AIM OF THE TASK: Pictures within the data are to be left out; everything else must be reproduced exactly.
☆ ☆ ☆ ☆ ☆ ☆ ☆
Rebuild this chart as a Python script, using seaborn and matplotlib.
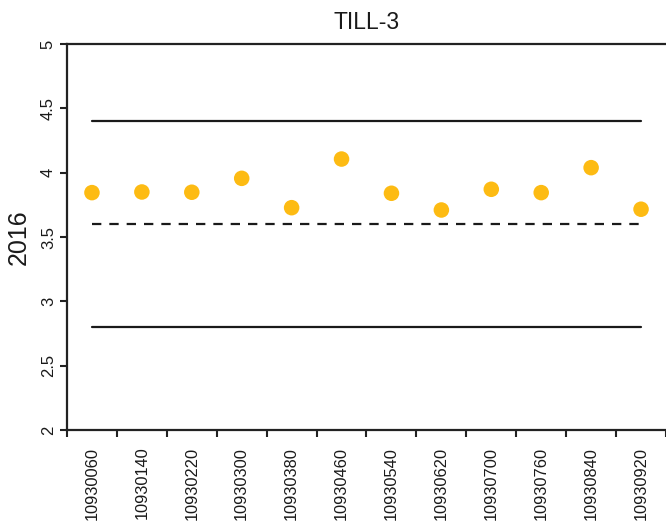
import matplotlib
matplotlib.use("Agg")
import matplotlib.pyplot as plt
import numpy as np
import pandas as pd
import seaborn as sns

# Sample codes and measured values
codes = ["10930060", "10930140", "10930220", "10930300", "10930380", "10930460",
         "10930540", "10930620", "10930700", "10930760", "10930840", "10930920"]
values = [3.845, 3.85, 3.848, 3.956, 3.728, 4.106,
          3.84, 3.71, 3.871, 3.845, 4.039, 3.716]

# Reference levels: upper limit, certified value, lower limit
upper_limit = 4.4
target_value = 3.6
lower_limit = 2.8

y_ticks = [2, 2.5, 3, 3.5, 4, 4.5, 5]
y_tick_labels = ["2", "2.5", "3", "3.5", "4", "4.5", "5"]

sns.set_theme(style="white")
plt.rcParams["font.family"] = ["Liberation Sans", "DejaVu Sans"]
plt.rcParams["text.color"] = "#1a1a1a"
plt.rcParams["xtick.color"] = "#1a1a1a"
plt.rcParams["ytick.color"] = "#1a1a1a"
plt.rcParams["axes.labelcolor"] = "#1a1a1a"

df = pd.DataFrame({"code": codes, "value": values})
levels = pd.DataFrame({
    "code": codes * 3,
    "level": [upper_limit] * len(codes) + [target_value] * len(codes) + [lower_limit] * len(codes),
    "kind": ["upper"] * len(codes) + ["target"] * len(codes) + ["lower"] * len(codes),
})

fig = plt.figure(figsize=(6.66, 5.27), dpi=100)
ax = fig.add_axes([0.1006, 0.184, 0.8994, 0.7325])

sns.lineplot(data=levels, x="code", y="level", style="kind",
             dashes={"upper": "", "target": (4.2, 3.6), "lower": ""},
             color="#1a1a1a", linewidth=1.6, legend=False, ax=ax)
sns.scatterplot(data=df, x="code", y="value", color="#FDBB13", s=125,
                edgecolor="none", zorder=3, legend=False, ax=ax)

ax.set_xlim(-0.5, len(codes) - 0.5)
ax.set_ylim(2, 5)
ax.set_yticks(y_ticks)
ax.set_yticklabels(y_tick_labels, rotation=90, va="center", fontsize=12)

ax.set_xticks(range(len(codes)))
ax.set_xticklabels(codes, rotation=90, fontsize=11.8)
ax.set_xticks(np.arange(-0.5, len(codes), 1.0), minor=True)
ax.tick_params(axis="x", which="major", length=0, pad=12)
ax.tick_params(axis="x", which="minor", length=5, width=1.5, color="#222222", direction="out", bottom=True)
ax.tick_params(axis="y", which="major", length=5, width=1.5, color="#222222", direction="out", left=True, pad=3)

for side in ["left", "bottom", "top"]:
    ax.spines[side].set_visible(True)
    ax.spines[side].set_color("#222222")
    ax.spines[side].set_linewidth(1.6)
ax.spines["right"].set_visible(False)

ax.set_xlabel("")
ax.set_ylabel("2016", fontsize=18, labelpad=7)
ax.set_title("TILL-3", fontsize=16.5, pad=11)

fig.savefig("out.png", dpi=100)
☆ ☆ ☆ ☆ ☆ ☆ ☆
OUTPUT FOR THIS TASK:
Rebuild this chart as a Python script, using seaborn and matplotlib.
import matplotlib
matplotlib.use("Agg")
import matplotlib.pyplot as plt
import numpy as np
import pandas as pd
import seaborn as sns

# Sample codes and measured values
codes = ["10930060", "10930140", "10930220", "10930300", "10930380", "10930460",
         "10930540", "10930620", "10930700", "10930760", "10930840", "10930920"]
values = [3.845, 3.85, 3.848, 3.956, 3.728, 4.106,
          3.84, 3.71, 3.871, 3.845, 4.039, 3.716]

# Reference levels: upper limit, certified value, lower limit
upper_limit = 4.4
target_value = 3.6
lower_limit = 2.8

y_ticks = [2, 2.5, 3, 3.5, 4, 4.5, 5]
y_tick_labels = ["2", "2.5", "3", "3.5", "4", "4.5", "5"]

sns.set_theme(style="white")
plt.rcParams["font.family"] = ["Liberation Sans", "DejaVu Sans"]
plt.rcParams["text.color"] = "#1a1a1a"
plt.rcParams["xtick.color"] = "#1a1a1a"
plt.rcParams["ytick.color"] = "#1a1a1a"
plt.rcParams["axes.labelcolor"] = "#1a1a1a"

df = pd.DataFrame({"code": codes, "value": values})
levels = pd.DataFrame({
    "code": codes * 3,
    "level": [upper_limit] * len(codes) + [target_value] * len(codes) + [lower_limit] * len(codes),
    "kind": ["upper"] * len(codes) + ["target"] * len(codes) + ["lower"] * len(codes),
})

fig = plt.figure(figsize=(6.66, 5.27), dpi=100)
ax = fig.add_axes([0.1006, 0.184, 0.8994, 0.7325])

sns.lineplot(data=levels, x="code", y="level", style="kind",
             dashes={"upper": "", "target": (4.2, 3.6), "lower": ""},
             color="#1a1a1a", linewidth=1.6, legend=False, ax=ax)
sns.scatterplot(data=df, x="code", y="value", color="#FDBB13", s=125,
                edgecolor="none", zorder=3, legend=False, ax=ax)

ax.set_xlim(-0.5, len(codes) - 0.5)
ax.set_ylim(2, 5)
ax.set_yticks(y_ticks)
ax.set_yticklabels(y_tick_labels, rotation=90, va="center", fontsize=12)

ax.set_xticks(range(len(codes)))
ax.set_xticklabels(codes, rotation=90, fontsize=11.8)
ax.set_xticks(np.arange(-0.5, len(codes), 1.0), minor=True)
ax.tick_params(axis="x", which="major", length=0, pad=12)
ax.tick_params(axis="x", which="minor", length=5, width=1.5, color="#222222", direction="out", bottom=True)
ax.tick_params(axis="y", which="major", length=5, width=1.5, color="#222222", direction="out", left=True, pad=3)

for side in ["left", "bottom", "top"]:
    ax.spines[side].set_visible(True)
    ax.spines[side].set_color("#222222")
    ax.spines[side].set_linewidth(1.6)
ax.spines["right"].set_visible(False)

ax.set_xlabel("")
ax.set_ylabel("2016", fontsize=18, labelpad=7)
ax.set_title("TILL-3", fontsize=16.5, pad=11)

fig.savefig("out.png", dpi=100)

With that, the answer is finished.